27 Responses

  1. Craig
    Craig at |

    Great article and I completely agree with you. I keep having our networks team try and jam LAGs down my throat but as soon as I explain LBT to them (and I’ve had this conversation with the same people many times), they scratch their heads and walk away.

    Looking forward to getting a copy of your book as well.

    Reply
  2. Craig
    Craig at |

    Great write up Chris.

    Strangely enough we had a use case for a LAG with storage this week. A customer had a NetApp and wanted it to present both iSCSI and NFS. NetApp storage best practices showed that LAG was the recommended route.

    Apart from this fringe use case, not seen anything else in the wild.

    Reply
  3. Michael Webster (@vcdxnz001)
    Michael Webster (@vcdxnz001) at |

    Great article, totally agree. Except if you don’t have the ability to run LBT or LACP and you’re using vSphere Standard Switches. The actual benefit of LAG’s for vSphere Hosts is very limited and more complex and problematic than it’s worth. I think this echo’s pretty well what I wrote in http://longwhiteclouds.com/2012/04/10/etherchannel-and-ip-hash-or-load-based-teaming/. I look forward to reading your next instalment.

    Reply
  4. Bolshakov Stas (@st_bolshakov)
    Bolshakov Stas (@st_bolshakov) at |

    Hey Chris,

    We’ve run in a trouble when our vsphere administrator just plugged host to the switch without configuring link agregation (passive LAG back in 5.1 times). There were a lot of mac flapping errors and CPU load of the phy switch went skyhigh.

    Reply
  5. Kale Blankenship (@vCabbage)
    Kale Blankenship (@vCabbage) at |

    Great article Chris!

    When using LAG on standard vSwitches (ie, static non-LACP lag) I completely agree with you. Static LAG is an invitation for misconfiguration and in most cases only provides aggregation. It has no more failover benefit than any other uplink method. If the link is up but there is some other issue (damaged cable, negotiating wrong speed, etc) traffic will continue to be forwarded.

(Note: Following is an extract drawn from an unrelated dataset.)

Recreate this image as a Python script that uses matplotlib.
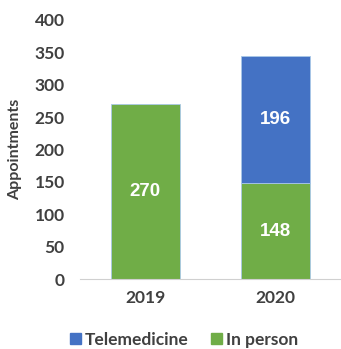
import matplotlib
matplotlib.use("Agg")
import matplotlib.pyplot as plt
from matplotlib.patches import Patch

years = ["2019", "2020"]
in_person = [270, 148]
telemedicine = [0, 196]
series_names = ["Telemedicine", "In person"]

blue = "#4472C4"
green = "#70AD47"
grey = "#404040"

plt.rcParams['font.family'] = ['Lato', 'DejaVu Sans']

fig = plt.figure(figsize=(3.41, 3.49), dpi=100)
ax = fig.add_axes([80/341, 1 - 279/349, 1 - 80/341, (279 - 20)/349])

x = list(range(len(years)))
ax.bar(x, in_person, width=0.53, color=green, edgecolor="#a9c8e8", linewidth=0.6)
# only draw telemedicine where there is any
tx = [i for i in x if telemedicine[i] > 0]
ax.bar(tx, [telemedicine[i] for i in tx], width=0.53,
       bottom=[in_person[i] for i in tx], color=blue,
       edgecolor="#a9c8e8", linewidth=0.6)

# data labels
for i in x:
    ax.text(i, in_person[i] / 2, str(in_person[i]), ha="center", va="center",
            color="white", fontsize=13.5, fontweight="bold", family="Liberation Sans")
    if telemedicine[i] > 0:
        ax.text(i, in_person[i] + telemedicine[i] / 2, str(telemedicine[i]),
                ha="center", va="center", color="white", fontsize=13.5,
                fontweight="bold", family="Liberation Sans")

ax.set_xlim(-0.5, 1.5)
ax.set_ylim(0, 400)
ax.set_yticks(range(0, 401, 50))
ax.set_xticks(x)
ax.set_xticklabels(years)

for s in ["top", "right", "left"]:
    ax.spines[s].set_visible(False)
ax.spines["bottom"].set_color("#d0d0d0")
ax.tick_params(axis="both", length=0, colors=grey, labelsize=12.5)
ax.tick_params(axis="y", pad=11)
ax.tick_params(axis="x", pad=8)
for lab in ax.get_xticklabels() + ax.get_yticklabels():
    lab.set_fontweight("bold")

ax.set_ylabel("Appointments", fontsize=11.5, fontweight="bold", color=grey, labelpad=9)

handles = [Patch(color=blue), Patch(color=green)]
fig.legend(handles, series_names, loc="center", bbox_to_anchor=(0.54, 1 - 340/349),
           ncol=2, frameon=False, handlelength=0.6, handleheight=0.6,
           handletextpad=0.25, columnspacing=1.3,
           prop={"weight": "bold", "size": 12.5})
for t in fig.legends[0].get_texts():
    t.set_color(grey)

fig.savefig("out.png", dpi=100)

    On the other hand you do get some benefit from LACP because there is bidirectional communication between the host and the switch. If there is a misconfiguration the LAG will either not form or the misconfigured ports will not be joined.

    When it comes to storage networks NFS is the only place I would consider using LAGs. With block protocols MPIO is always the better choice. Unless VMware adds pNFS support the only decent way to load balance NFS is to use LAG and connect to multiple datastores with different IP addresses. Still, I avoid this unless the environment truly justifies the added complexity.

    Reply
  6. Kale Blankenship
    Kale Blankenship at |

    I believe the reasoning is to provide load balancing without needing to have multiple NFS subnets and create multiple vmknics for NFS on each host. A secondary alias IP is assigned to the storage controller and datastores attach alternately to each IP. (ie, datastore1 connected via IP1, datastore2 connected via IP2, and so on) Source/destination IP hashing handles the load balancing.

    The alternative, if you don’t have stacking/MLAG, is to use virtual port ID with the vSwitch. In this scenario two vmknics are conifgured for NFS traffic, each on different subnets (one preferring link 1, the other preferring link 2). A subinterface is created for each NFS VLAN on the storage controller side and datastores are mounted similarly to the stacking/MLAG scenario. This ends up resembling the SAN A/B topology of FC except that the vmknic can failover if there’s link failure on it’s primary port.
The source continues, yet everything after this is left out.